Wegen dieser in den fraglichen Bereichen üblichen Verbindung bloßer Sachangaben mit markenmäßigen Kennzeichen am selben Ort gibt es für den Verkehr keine Veranlassung, allein aufgrund des Anbringungsortes dort befindliche Angaben stets als Marke und nicht als Sachangabe aufzufassen, da ihm bekannt ist, dass sich dort auch rein beschreibende Angaben finden. Damit lässt sich aufgrund einer solchen Verwendungsform, selbst wenn man sie zu Gunsten der Beschwerdeführerin als die Wahrscheinlichste ansieht, nicht belegen, dass der Verkehr alle Angaben, die ihm dort entgegentreten, nur als Marke und nicht beschreibend verstehen wird.
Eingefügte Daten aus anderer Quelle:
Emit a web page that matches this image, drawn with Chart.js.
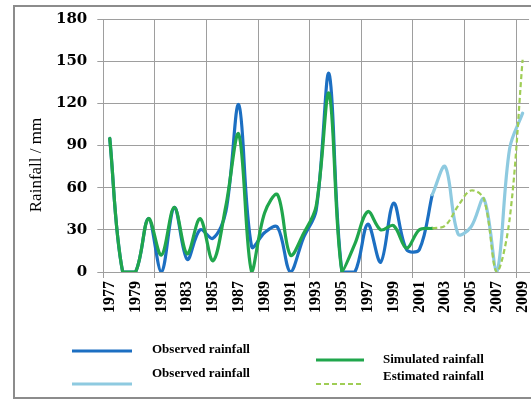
<!DOCTYPE html>
<html>
<head>
<meta charset="utf-8">
<script src="https://cdn.jsdelivr.net/npm/chart.js@4.4.1/dist/chart.umd.min.js"></script>
<style>
  html, body { margin: 0; padding: 0; background: #fff; overflow: hidden; width: 531px; height: 400px; }
  canvas { display: block; }
</style>
</head>
<body>
<canvas id="rain" width="545" height="400"></canvas>
<script>
// Annual rainfall, 1977-2009 (mm)
const years = ['1977','1978','1979','1980','1981','1982','1983','1984','1985','1986',
               '1987','1988','1989','1990','1991','1992','1993','1994','1995','1996',
               '1997','1998','1999','2000','2001','2002','2003','2004','2005','2006',
               '2007','2008','2009'];

// Observed rainfall, calibration period (dark blue)
const observed = [95, 0, 0, 38, 0, 46, 9, 30, 24, 43,
                  119, 18, 28, 32, 0, 24, 44, 141, 0, 0,
                  34, 7, 49, 16, 16, 55, null, null, null, null,
                  null, null, null];

// Simulated rainfall (green)
const simulated = [95, 0, 0, 38, 12, 46, 13, 38, 8, 47,
                   98, 0, 42, 55, 12, 27, 47, 127, 0, 20,
                   43, 30, 33, 17, 30, 31, null, null, null, null,
                   null, null, null];

// Observed rainfall, validation period (light blue)
const observedLater = [null, null, null, null, null, null, null, null, null, null,
                       null, null, null, null, null, null, null, null, null, null,
                       null, null, null, null, null, 55, 75, 27, 32, 52,
                       0, 88, 113];

// Estimated rainfall (dashed light green)
const estimated = [null, null, null, null, null, null, null, null, null, null,
                   null, null, null, null, null, null, null, null, null, null,
                   null, null, null, null, null, 31, 33, 47, 58, 52,
                   0, 38, 151];

const yTicks = [0, 30, 60, 90, 120, 150, 180];
const yTitle = 'Rainfall / mm';

const GRID = '#9e9e9e';

// Outer frame around the whole figure
const framePlugin = {
  id: 'frame',
  beforeDraw(chart) {
    const ctx = chart.ctx;
    ctx.save();
    ctx.fillStyle = '#ffffff';
    ctx.fillRect(0, 0, chart.width, chart.height);
    ctx.strokeStyle = '#8c8c8c';
    ctx.lineWidth = 2;
    ctx.strokeRect(14, 6, chart.width + 20, 392);
    ctx.restore();
  }
};

// Vertical axis title and the two-column legend
const extrasPlugin = {
  id: 'extras',
  afterDraw(chart) {
    const ctx = chart.ctx;
    ctx.save();
    ctx.fillStyle = '#000';
    ctx.font = '17px "Liberation Serif", "Times New Roman", serif';
    ctx.textAlign = 'center';
    ctx.textBaseline = 'middle';
    ctx.translate(37, 165);
    ctx.rotate(-Math.PI / 2);
    ctx.fillText(yTitle, 0, 0);
    ctx.restore();

    const slots = [
      { x0: 72,  x1: 132, ly: 351, tx: 152, ty: 350 },
      { x0: 316, x1: 364, ly: 360, tx: 383, ty: 360 },
      { x0: 72,  x1: 132, ly: 384, tx: 152, ty: 374 },
      { x0: 316, x1: 364, ly: 384, tx: 383, ty: 377 }
    ];
    chart.data.datasets.forEach((ds, i) => {
      const s = slots[i];
      ctx.save();
      ctx.strokeStyle = ds.borderColor;
      ctx.lineWidth = ds.borderWidth;
      ctx.setLineDash(ds.borderDash || []);
      ctx.beginPath();
      ctx.moveTo(s.x0, s.ly);
      ctx.lineTo(s.x1, s.ly);
      ctx.stroke();
      ctx.setLineDash([]);
      ctx.fillStyle = '#000';
      ctx.font = 'bold 13px "Liberation Serif", "Times New Roman", serif';
      ctx.textAlign = 'left';
      ctx.textBaseline = 'middle';
      ctx.fillText(ds.label, s.tx, s.ty);
      ctx.restore();
    });
  }
};

const lineStyle = {
  pointRadius: 0,
  pointHoverRadius: 0,
  tension: 0.35,
  fill: false,
  spanGaps: false,
  borderCapStyle: 'round',
  borderJoinStyle: 'round'
};

new Chart(document.getElementById('rain'), {
  type: 'line',
  data: {
    labels: years,
    datasets: [
      Object.assign({ label: 'Observed rainfall', data: observed,
        borderColor: '#1c6fc2', borderWidth: 3.2, order: 3 }, lineStyle),
      Object.assign({ label: 'Simulated rainfall', data: simulated,
        borderColor: '#20a64c', borderWidth: 3.2, order: 2 }, lineStyle),
      Object.assign({ label: 'Observed rainfall', data: observedLater,
        borderColor: '#8ecae0', borderWidth: 3.2, order: 1 }, lineStyle),
      Object.assign({ label: 'Estimated rainfall', data: estimated,
        borderColor: '#9fcd55', borderWidth: 2.2, borderDash: [5, 3], order: 0 },
        lineStyle, { borderCapStyle: 'butt' })
    ]
  },
  options: {
    responsive: false,
    animation: false,
    devicePixelRatio: 1,
    layout: { padding: { left: 46, right: 13, top: 18, bottom: 84 } },
    plugins: {
      legend: { display: false },
      tooltip: { enabled: false }
    },
    scales: {
      x: {
        type: 'category',
        offset: true,
        grid: {
          offset: true,
          tickLength: 6,
          lineWidth: 1,
          color: (c) => (c.index % 4 === 0 ? GRID : 'rgba(0,0,0,0)')
        },
        border: { color: GRID, width: 1 },
        ticks: {
          autoSkip: false,
          minRotation: 90,
          maxRotation: 90,
          padding: 3,
          color: '#000',
          font: { family: '"Liberation Serif", "Times New Roman", serif', size: 16, weight: 'bold' },
          callback: function (value, index) {
            return index % 2 === 0 ? this.getLabelForValue(value) : '';
          }
        }
      },
      y: {
        min: 0,
        max: 180,
        afterBuildTicks: (scale) => { scale.ticks = yTicks.map(v => ({ value: v })); },
        grid: { color: GRID, lineWidth: 1, tickLength: 6 },
        border: { color: GRID, width: 1 },
        ticks: {
          padding: 10,
          color: '#000',
          font: { family: '"DejaVu Serif", serif', size: 15, weight: 'bold' }
        }
      }
    }
  },
  plugins: [framePlugin, extrasPlugin]
});
</script>
</body>
</html>
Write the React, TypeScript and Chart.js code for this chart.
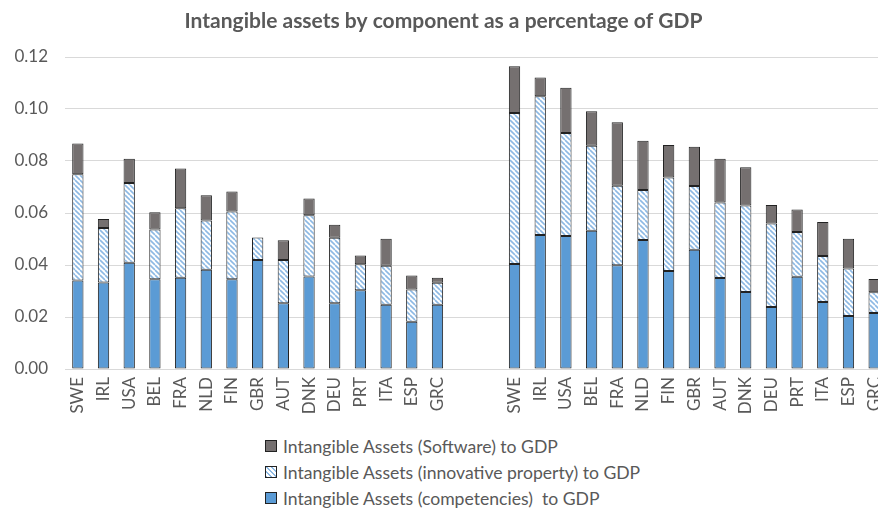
import React, { useEffect, useRef } from "react";
import { Chart, registerables } from "chart.js";

Chart.register(...registerables);

const countries = ["SWE", "IRL", "USA", "BEL", "FRA", "NLD", "FIN", "GBR", "AUT", "DNK", "DEU", "PRT", "ITA", "ESP", "GRC"];
const gapLabels = ["", ""];

// Left group
const compLeft = [0.0340, 0.0333, 0.0409, 0.0345, 0.0351, 0.0382, 0.0345, 0.0419, 0.0253, 0.0356, 0.0253, 0.0303, 0.0247, 0.0182, 0.0247];
const innovLeft = [0.0409, 0.0209, 0.0306, 0.0192, 0.0267, 0.0189, 0.0261, 0.0087, 0.0166, 0.0235, 0.0252, 0.0100, 0.0150, 0.0124, 0.0085];
const softLeft = [0.0118, 0.0035, 0.0094, 0.0066, 0.0153, 0.0097, 0.0077, 0.0000, 0.0076, 0.0065, 0.0050, 0.0034, 0.0104, 0.0054, 0.0019];

// Right group
const compRight = [0.0404, 0.0515, 0.0512, 0.0532, 0.0399, 0.0496, 0.0377, 0.0459, 0.0350, 0.0296, 0.0238, 0.0355, 0.0258, 0.0204, 0.0215];
const innovRight = [0.0581, 0.0534, 0.0396, 0.0327, 0.0306, 0.0192, 0.0360, 0.0245, 0.0290, 0.0333, 0.0322, 0.0172, 0.0177, 0.0183, 0.0080];
const softRight = [0.0179, 0.0072, 0.0174, 0.0132, 0.0244, 0.0190, 0.0125, 0.0151, 0.0169, 0.0147, 0.0071, 0.0086, 0.0130, 0.0114, 0.0051];

const yTicks = [0, 0.02, 0.04, 0.06, 0.08, 0.1, 0.12];

const titleText = "Intangible assets by component as a percentage of GDP";
const seriesNames = [
  "Intangible Assets (Software) to GDP",
  "Intangible Assets (innovative property) to GDP",
  "Intangible Assets (competencies)  to GDP",
];

const BLUE = "#5B9BD5";
const GREY = "#757070";
const HATCH = "#8DB9E4";
const EDGE = "#222222";
const TEXT = "#595959";
const FONT = "Lato, 'Liberation Sans', sans-serif";

function makeHatch(): CanvasPattern | string {
  const c = document.createElement("canvas");
  c.width = 5;
  c.height = 5;
  const ctx = c.getContext("2d");
  if (!ctx) return HATCH;
  ctx.fillStyle = "#ffffff";
  ctx.fillRect(0, 0, 5, 5);
  ctx.strokeStyle = HATCH;
  ctx.lineWidth = 1.6;
  ctx.beginPath();
  for (const k of [-5, 0, 5]) {
    ctx.moveTo(k, 0);
    ctx.lineTo(k + 5, 5);
  }
  ctx.stroke();
  const p = ctx.createPattern(c, "repeat");
  return p || HATCH;
}

export default function App() {
  const ref = useRef<HTMLCanvasElement | null>(null);

  useEffect(() => {
    if (!ref.current) return;
    const labels = [...countries, ...gapLabels, ...countries];
    const gapNull = gapLabels.map(() => null);
    const hatch = makeHatch();
    const common = {
      borderColor: EDGE,
      borderWidth: 1,
      borderSkipped: false as const,
      barPercentage: 0.44,
      categoryPercentage: 1,
    };
    const chart = new Chart(ref.current, {
      type: "bar",
      data: {
        labels,
        datasets: [
          { label: seriesNames[2], data: [...compLeft, ...gapNull, ...compRight], backgroundColor: BLUE, ...common },
          { label: seriesNames[1], data: [...innovLeft, ...gapNull, ...innovRight], backgroundColor: hatch as any, ...common },
          { label: seriesNames[0], data: [...softLeft, ...gapNull, ...softRight], backgroundColor: GREY, ...common },
        ],
      },
      options: {
        responsive: false,
        animation: false,
        devicePixelRatio: 1,
        layout: { padding: { left: 0, right: 17, top: 0, bottom: 0 } },
        plugins: {
          legend: { display: false },
          tooltip: { enabled: false },
          title: {
            display: true,
            text: titleText,
            color: TEXT,
            font: { family: FONT, size: 21, weight: "bold" },
            padding: { top: 9, bottom: 22.8 },
          },
        },
        scales: {
          x: {
            stacked: true,
            grid: { display: false, drawTicks: false },
            border: { display: false },
            ticks: {
              autoSkip: false,
              maxRotation: 90,
              minRotation: 90,
              padding: 8,
              color: TEXT,
              font: { family: FONT, size: 17 },
            },
            afterFit: (s: any) => {
              s.height = 56;
            },
          },
          y: {
            stacked: true,
            min: 0,
            max: 0.12,
            afterBuildTicks: (s: any) => {
              s.ticks = yTicks.map((v) => ({ value: v }));
            },
            grid: { color: "#d9d9d9", drawTicks: false, lineWidth: 1 },
            border: { display: false },
            ticks: {
              padding: 17,
              color: TEXT,
              font: { family: FONT, size: 17 },
              callback: (v: any) => Number(v).toFixed(2),
            },
            afterFit: (s: any) => {
              s.width = 65;
            },
          },
        },
      },
    });
    return () => chart.destroy();
  }, []);

  const swatches = [
    { name: seriesNames[0], bg: GREY },
    { name: seriesNames[1], bg: `repeating-linear-gradient(45deg, ${HATCH} 0 1.2px, #ffffff 1.2px 3.5px)` },
    { name: seriesNames[2], bg: BLUE },
  ];

  return (
    <div style={{ position: "fixed", left: 0, top: 0, width: 878, height: 511, overflow: "hidden", background: "#fff" }}>
      <canvas ref={ref} width={904} height={425} style={{ display: "block", width: 904, height: 425 }} />
      <div style={{ position: "absolute", left: 265, top: 433, fontFamily: FONT, fontSize: 17.6, color: TEXT }}>
        {swatches.map((s) => (
          <div key={s.name} style={{ display: "flex", alignItems: "center", height: 26, whiteSpace: "pre" }}>
            <span style={{ display: "inline-block", width: 10, height: 10, border: `1px solid ${EDGE}`, background: s.bg, marginRight: 6 }} />
            <span>{s.name}</span>
          </div>
        ))}
      </div>
    </div>
  );
}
Angesichts des eindeutigen, ohne Weiteres verständlichen sachlichen Aussagegehalts der Marke dahingehend, dass es sich um einen europaweit agierenden Blumenhändler handelt, liegt es für die angesprochenen Verbraucher eher fern, in „EUROFLORIST“ einen betrieblichen Herkunftshinweis zu sehen. Die geltend gemachte markenmäßige Verwendung durch die IR Markeninhaberin hebt die in erster Linie erkennbare sachlich beschreibende Bedeutung der Marke nicht auf.
2. Da schon das Schutzhindernis nach § 8 Abs. 2 Nr. 1 MarkenG vorliegt, kann aus Sicht des Senats dahinstehen, ob die international registrierte Marke darüber hinaus für die fraglichen Waren und Dienstleistungen freihaltebedürftig gemäß § 8 Abs. 2 Nr. 2 MarkenG ist.